Moreover, the live-action movie fails in being visually pleasing.  Compared to the exciting and gorgeous visuals of the anime, the live-action severely pales in comparison.  The visual effects, production value, and camera work only looked a step above a ScyFy made-for-TV movie production.  Most of the actions scenes are boring, and there is no beauty in its sets.

Waiting for the second season of the anime (delayed till next year), it’s much more rewarding to re-watch the first season for the nth time (I already did it twice, and I might do it one more time) than watching this live-action movie.  That said, I’m still on board for Part 2.  Hopefully, by that time, I would have got over my disappointment of not seeing a faithful adaptation and would have developed more tolerance for all its second-rate reinventions – or, more preferably, that the story would actually get better from its stubborn assertion to go as far from its anime source as it can (which I doubt).  Besides, the nerdy completist in me just requires seeing this through to the end. 

Miscellaneous SPOILER-Y musings:
  • The most exciting sequence in the movie – when Eren finally transformed into a Titan and started beating the crap out of other Titans – came around the last five minutes of the movie.  So, yeah, the movie was boring at most parts.
  • A human character judo threw a Titan.  I face palmed at the pure ridiculousness of the scene.

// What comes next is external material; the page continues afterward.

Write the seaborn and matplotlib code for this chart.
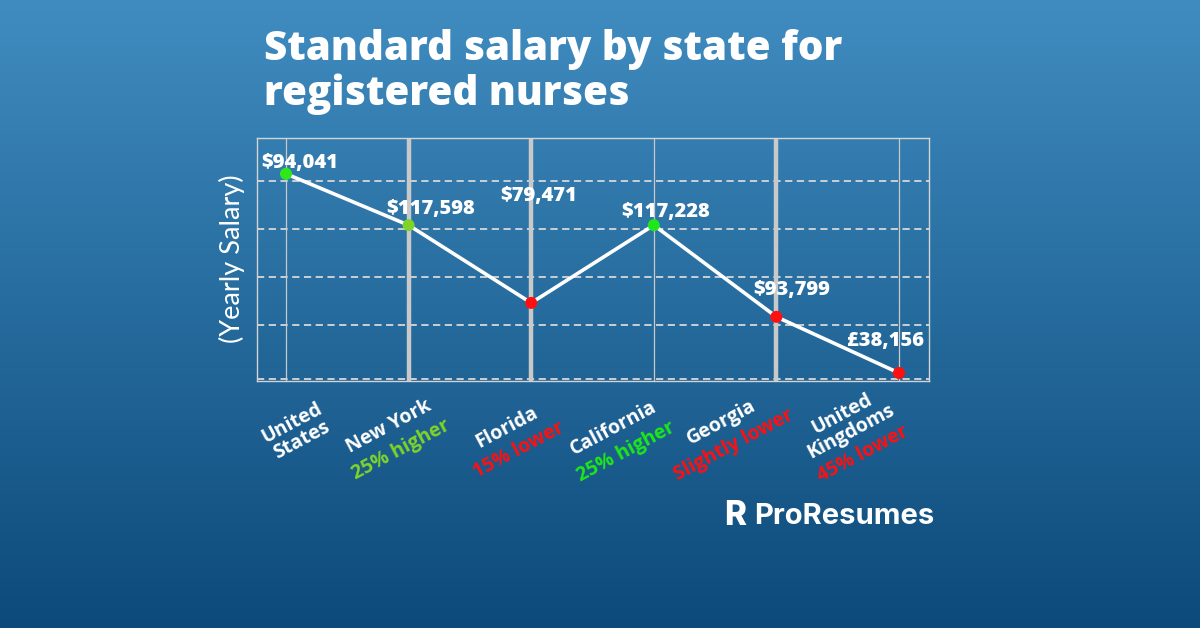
import matplotlib
matplotlib.use("Agg")
import matplotlib.pyplot as plt
import numpy as np
import pandas as pd
import seaborn as sns

# data
states = ["United States", "New York", "Florida", "California", "Georgia", "United Kingdom"]
tick_names = ["United\nStates", "New York", "Florida", "California", "Georgia", "United\nKingdoms"]
tick_notes = ["", "25% higher", "15% lower", "25% higher", "Slightly lower", "45% lower"]
salary_labels = ["$94,041", "$117,598", "$79,471", "$117,228", "$93,799", "£38,156"]
plot_level = [4.15, 3.08, 1.46, 3.08, 1.17, 0.0]   # vertical position of each point as drawn
trend = ["base", "higher_ny", "lower", "higher", "lower", "lower"]

palette = {"base": "#2ee81a", "higher_ny": "#7fd42a", "higher": "#1ee81a", "lower": "#ff1010"}
note_colors = ["white", "#7fd42a", "#ff1010", "#1ee81a", "#ff1010", "#ff1010"]

df = pd.DataFrame({"x": range(len(states)), "level": plot_level, "trend": trend})

sns.set_style("white")
plt.rcParams["font.family"] = ["Open Sans", "DejaVu Sans"]

W, H = 1200, 628
fig = plt.figure(figsize=(W / 100, H / 100), dpi=100)

# gradient background
bg = fig.add_axes([0, 0, 1, 1], zorder=-10)
top = np.array([64, 140, 192]) / 255
bot = np.array([12, 74, 122]) / 255
t = np.linspace(0, 1, 256)[:, None]
grad = top * (1 - t) + bot * t
bg.imshow(grad[:, None, :].repeat(2, axis=1), aspect="auto", extent=[0, 1, 0, 1])
bg.set_axis_off()

# main plot area (pixel box 257..929 x 138..381)
ax = fig.add_axes([257 / W, 1 - 381 / H, (929 - 257) / W, (381 - 138) / H])
ax.patch.set_alpha(0)
ax.set_xlim(-0.2365, 5.245)
ax.set_ylim(-0.167, 4.896)

for s in ax.spines.values():
    s.set_color("#d4d4d4")
    s.set_linewidth(1.0)

grid_kw = dict(color="#d8d8d8", linewidth=1.3, linestyle=(0, (4, 2.5)), zorder=1)
for g in [1, 2, 3, 4, -0.135]:
    ax.axhline(g, **grid_kw)

thick = [False, True, True, False, True, False]
for i, th in enumerate(thick):
    ax.axvline(i, color="#c9c9c9", linewidth=3.2 if th else 0.9, zorder=1)

sns.lineplot(data=df, x="x", y="level", color="white", linewidth=2.6, ax=ax, zorder=3)
sns.scatterplot(data=df, x="x", y="level", hue="trend", palette=palette, s=75,
                edgecolor="none", legend=False, ax=ax, zorder=4)

ax.set_xticks([])
ax.set_yticks([])
ax.set_xlabel("")
ax.set_ylabel("")

# value labels (offsets in pixels from the point)
label_off = [(14, 11), (22, 16), (8, 107), (12, 13), (15, 27), (-13, 32)]
for i, lab in enumerate(salary_labels):
    ax.annotate(lab, (i, plot_level[i]), xytext=label_off[i], textcoords="offset pixels",
                ha="center", va="center", color="white", fontsize=14.5, fontweight="heavy")

# category labels under the axis
rot = 28
gap = 3
gx, gy = gap * np.sin(np.radians(rot)), -gap * np.cos(np.radians(rot))
tick_off = [(11, -51), (-14, -57), (-18, -58), (-34, -59), (-49, -53), (-42, -62)]
for i, name in enumerate(tick_names):
    note = tick_notes[i]
    dx, dy = tick_off[i]
    ax.annotate(name, (i, 0), xycoords=("data", "axes fraction"),
                xytext=(dx - gx, dy - gy) if note else (dx, dy),
                textcoords="offset pixels", ha="center", va="bottom" if note else "center",
                rotation=rot, rotation_mode="anchor", color="white", fontsize=14,
                fontweight="bold", linespacing=0.95, annotation_clip=False)
    if note:
        ax.annotate(note, (i, 0), xycoords=("data", "axes fraction"), xytext=(dx + gx, dy + gy),
                    textcoords="offset pixels", ha="center", va="top",
                    rotation=rot, rotation_mode="anchor", color=note_colors[i], fontsize=14,
                    fontweight="bold", annotation_clip=False)

# titles
fig.text(264 / W, 1 - 29 / H, "Standard salary by state for\nregistered nurses", ha="left", va="top",
         color="white", fontsize=29, fontweight="heavy", linespacing=1.12)
fig.text(232 / W, 1 - 259 / H, "(Yearly Salary)", rotation=90, ha="center", va="center",
         color="white", fontsize=19.5, fontweight="normal", family=["Lato", "DejaVu Sans"])

# logo
fig.text(724 / W, 1 - 516 / H, "R", ha="left", va="center", color="white", fontsize=24,
         fontweight="heavy", family=["Inter", "DejaVu Sans"])
fig.text(754 / W, 1 - 517 / H, "ProResumes", ha="left", va="center", color="white", fontsize=21,
         fontweight="bold", family=["Inter", "DejaVu Sans"])

fig.savefig("out.png", dpi=100)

  • I was satisfied by the depiction of Titans in live-action by actors in costume and makeup.  I find a sense of enjoyment of seeing them being as hilarious as they are terrifying.  On the other hand, the CGI Colossal Titan was plain garbage.
  • The most badass Attack on Titan character, Levi, is not in this movie.  BUMMER!
  • My biggest peeve is the post-apocalyptic industrialized setting (yep, more than not having Levi).  I think the anime’s medieval-like world that has developed many years after the appearance of the Titans is more interesting.
  • I find the “death” of Mikasa twist nearly as unexpected as the anime’s brilliant “death” of Eren twist.  But at that point of Mikasa’s “death”, the narrative had already established how completely different the live-action movie is from the anime that the surprise did not bring as much dramatic impact as it should.  It would have been a welcome mindblowing surprise if that was the first deviation from the anime that the movie presented.
  • Mikasa was introduced as this girly, weak character that I had no problem when she was killed off at the start.  That’s not the Mikasa I know anyway.  Even when it was revealed that she didn’t really die, and she reappeared later on now having the familiar badass, cold personality associated with the character, she still isn’t exactly the Mikasa we love in the anime.  It would have been actually more interesting if she remained dead.
  • It’s hard to get invested on the annoying, inaccurately-portrayed, and poorly-written characters.  The Attack on Titan anime did a fine job of making you care for its characters that deaths really deliver emotional blows.  On the other hand, I was actually cheering the live-action Titans to devour the live-action characters most of the time.
  • I hate the SS Nazi uniform of the Military Police.
  • Is it just me or is there implication that the Titans are mutated humans that resulted from the mysterious nuclear/biological apocalyptic war of the past?  That’s actually legitimately intriguing, and the best thing that I can take from this awful movie.
  • Let me put this one last thing on a tall pile of disappointments: the awesomely stirring Attack on Titan theme, “Guren No Yumiya”, isn’t used in the movie.  It could have been a huge redeeming factor.  I was really hoping that it would be the music during its ending credits.
  • Seriously, when are we due to have another perfect live-action anime adaptation as Rurouni Kenshin?